-- begin --

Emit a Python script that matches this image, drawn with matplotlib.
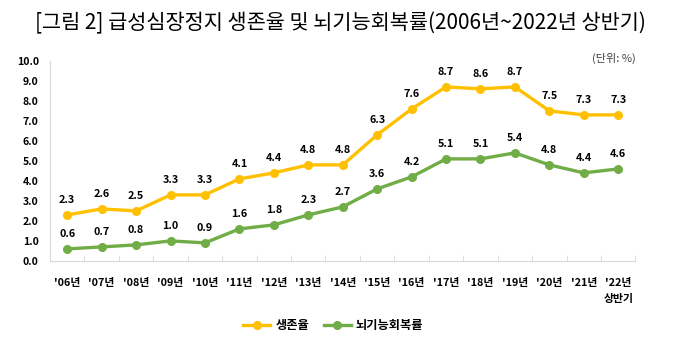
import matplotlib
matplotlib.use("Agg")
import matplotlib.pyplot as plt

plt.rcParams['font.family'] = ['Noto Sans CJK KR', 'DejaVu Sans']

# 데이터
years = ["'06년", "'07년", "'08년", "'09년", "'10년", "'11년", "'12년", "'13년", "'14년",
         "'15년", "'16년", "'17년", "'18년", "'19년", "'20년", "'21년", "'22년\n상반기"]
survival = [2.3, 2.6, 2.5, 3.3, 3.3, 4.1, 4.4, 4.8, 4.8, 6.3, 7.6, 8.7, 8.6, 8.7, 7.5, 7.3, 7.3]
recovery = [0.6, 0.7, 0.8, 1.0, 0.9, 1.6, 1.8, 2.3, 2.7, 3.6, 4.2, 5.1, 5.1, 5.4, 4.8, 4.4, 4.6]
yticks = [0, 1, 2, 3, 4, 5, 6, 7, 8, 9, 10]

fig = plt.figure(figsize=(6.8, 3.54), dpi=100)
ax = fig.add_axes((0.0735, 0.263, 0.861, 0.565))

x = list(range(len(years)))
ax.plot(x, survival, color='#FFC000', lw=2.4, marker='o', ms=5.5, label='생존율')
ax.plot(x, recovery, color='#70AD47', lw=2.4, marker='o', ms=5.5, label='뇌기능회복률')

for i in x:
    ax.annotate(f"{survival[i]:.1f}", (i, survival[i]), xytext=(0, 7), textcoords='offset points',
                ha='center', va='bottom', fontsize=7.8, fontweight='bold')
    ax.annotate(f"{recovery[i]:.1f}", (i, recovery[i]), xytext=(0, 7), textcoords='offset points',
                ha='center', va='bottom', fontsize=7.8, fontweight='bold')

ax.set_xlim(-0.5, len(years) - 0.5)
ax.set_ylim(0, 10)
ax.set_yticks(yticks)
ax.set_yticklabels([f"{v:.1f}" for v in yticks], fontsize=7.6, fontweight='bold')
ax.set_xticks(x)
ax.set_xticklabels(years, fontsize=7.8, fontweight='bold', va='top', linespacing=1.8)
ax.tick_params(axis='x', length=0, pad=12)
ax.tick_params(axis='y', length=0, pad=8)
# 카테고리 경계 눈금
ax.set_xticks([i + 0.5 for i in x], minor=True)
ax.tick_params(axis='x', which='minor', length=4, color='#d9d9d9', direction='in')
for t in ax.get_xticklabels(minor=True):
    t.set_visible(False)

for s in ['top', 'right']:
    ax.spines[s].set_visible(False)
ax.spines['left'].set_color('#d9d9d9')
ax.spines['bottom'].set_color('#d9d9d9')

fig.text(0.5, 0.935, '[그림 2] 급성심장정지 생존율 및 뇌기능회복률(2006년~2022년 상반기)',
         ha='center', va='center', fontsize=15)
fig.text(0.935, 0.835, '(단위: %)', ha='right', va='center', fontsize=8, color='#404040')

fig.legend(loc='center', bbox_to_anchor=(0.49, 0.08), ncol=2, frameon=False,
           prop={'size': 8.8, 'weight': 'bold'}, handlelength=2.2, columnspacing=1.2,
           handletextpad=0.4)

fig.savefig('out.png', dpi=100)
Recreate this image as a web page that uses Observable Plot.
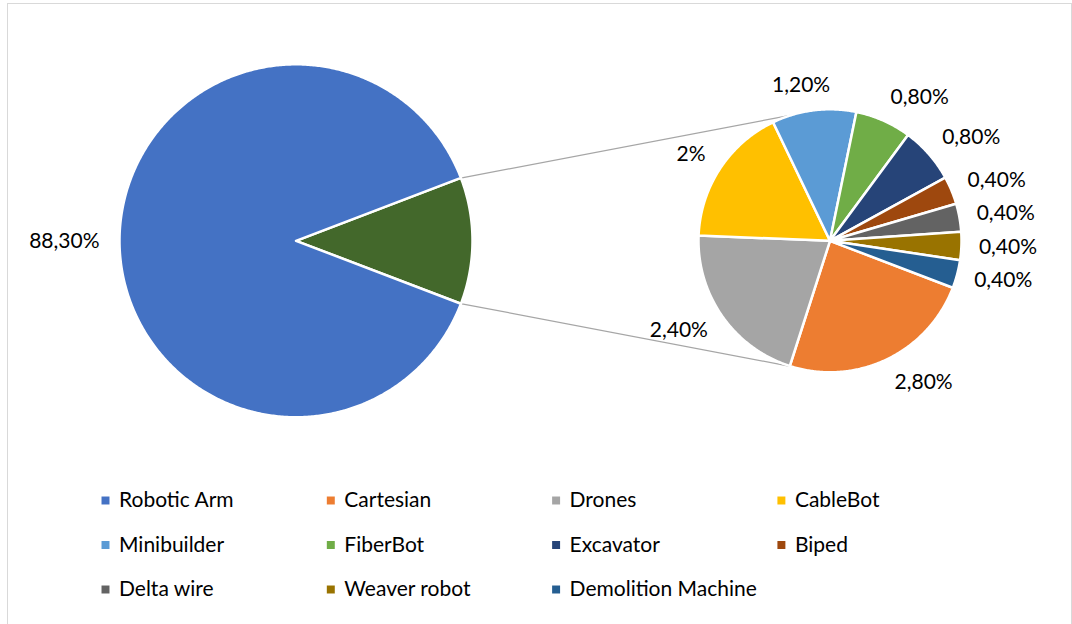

-- end --

Task prompt:
Quote the entries above word for word. Leave the images out.

Result for this task:
Emit a Python script that matches this image, drawn with matplotlib.
import matplotlib
matplotlib.use("Agg")
import matplotlib.pyplot as plt

plt.rcParams['font.family'] = ['Noto Sans CJK KR', 'DejaVu Sans']

# 데이터
years = ["'06년", "'07년", "'08년", "'09년", "'10년", "'11년", "'12년", "'13년", "'14년",
         "'15년", "'16년", "'17년", "'18년", "'19년", "'20년", "'21년", "'22년\n상반기"]
survival = [2.3, 2.6, 2.5, 3.3, 3.3, 4.1, 4.4, 4.8, 4.8, 6.3, 7.6, 8.7, 8.6, 8.7, 7.5, 7.3, 7.3]
recovery = [0.6, 0.7, 0.8, 1.0, 0.9, 1.6, 1.8, 2.3, 2.7, 3.6, 4.2, 5.1, 5.1, 5.4, 4.8, 4.4, 4.6]
yticks = [0, 1, 2, 3, 4, 5, 6, 7, 8, 9, 10]

fig = plt.figure(figsize=(6.8, 3.54), dpi=100)
ax = fig.add_axes((0.0735, 0.263, 0.861, 0.565))

x = list(range(len(years)))
ax.plot(x, survival, color='#FFC000', lw=2.4, marker='o', ms=5.5, label='생존율')
ax.plot(x, recovery, color='#70AD47', lw=2.4, marker='o', ms=5.5, label='뇌기능회복률')

for i in x:
    ax.annotate(f"{survival[i]:.1f}", (i, survival[i]), xytext=(0, 7), textcoords='offset points',
                ha='center', va='bottom', fontsize=7.8, fontweight='bold')
    ax.annotate(f"{recovery[i]:.1f}", (i, recovery[i]), xytext=(0, 7), textcoords='offset points',
                ha='center', va='bottom', fontsize=7.8, fontweight='bold')

ax.set_xlim(-0.5, len(years) - 0.5)
ax.set_ylim(0, 10)
ax.set_yticks(yticks)
ax.set_yticklabels([f"{v:.1f}" for v in yticks], fontsize=7.6, fontweight='bold')
ax.set_xticks(x)
ax.set_xticklabels(years, fontsize=7.8, fontweight='bold', va='top', linespacing=1.8)
ax.tick_params(axis='x', length=0, pad=12)
ax.tick_params(axis='y', length=0, pad=8)
# 카테고리 경계 눈금
ax.set_xticks([i + 0.5 for i in x], minor=True)
ax.tick_params(axis='x', which='minor', length=4, color='#d9d9d9', direction='in')
for t in ax.get_xticklabels(minor=True):
    t.set_visible(False)

for s in ['top', 'right']:
    ax.spines[s].set_visible(False)
ax.spines['left'].set_color('#d9d9d9')
ax.spines['bottom'].set_color('#d9d9d9')

fig.text(0.5, 0.935, '[그림 2] 급성심장정지 생존율 및 뇌기능회복률(2006년~2022년 상반기)',
         ha='center', va='center', fontsize=15)
fig.text(0.935, 0.835, '(단위: %)', ha='right', va='center', fontsize=8, color='#404040')

fig.legend(loc='center', bbox_to_anchor=(0.49, 0.08), ncol=2, frameon=False,
           prop={'size': 8.8, 'weight': 'bold'}, handlelength=2.2, columnspacing=1.2,
           handletextpad=0.4)

fig.savefig('out.png', dpi=100)
Recreate this image as a web page that uses Observable Plot.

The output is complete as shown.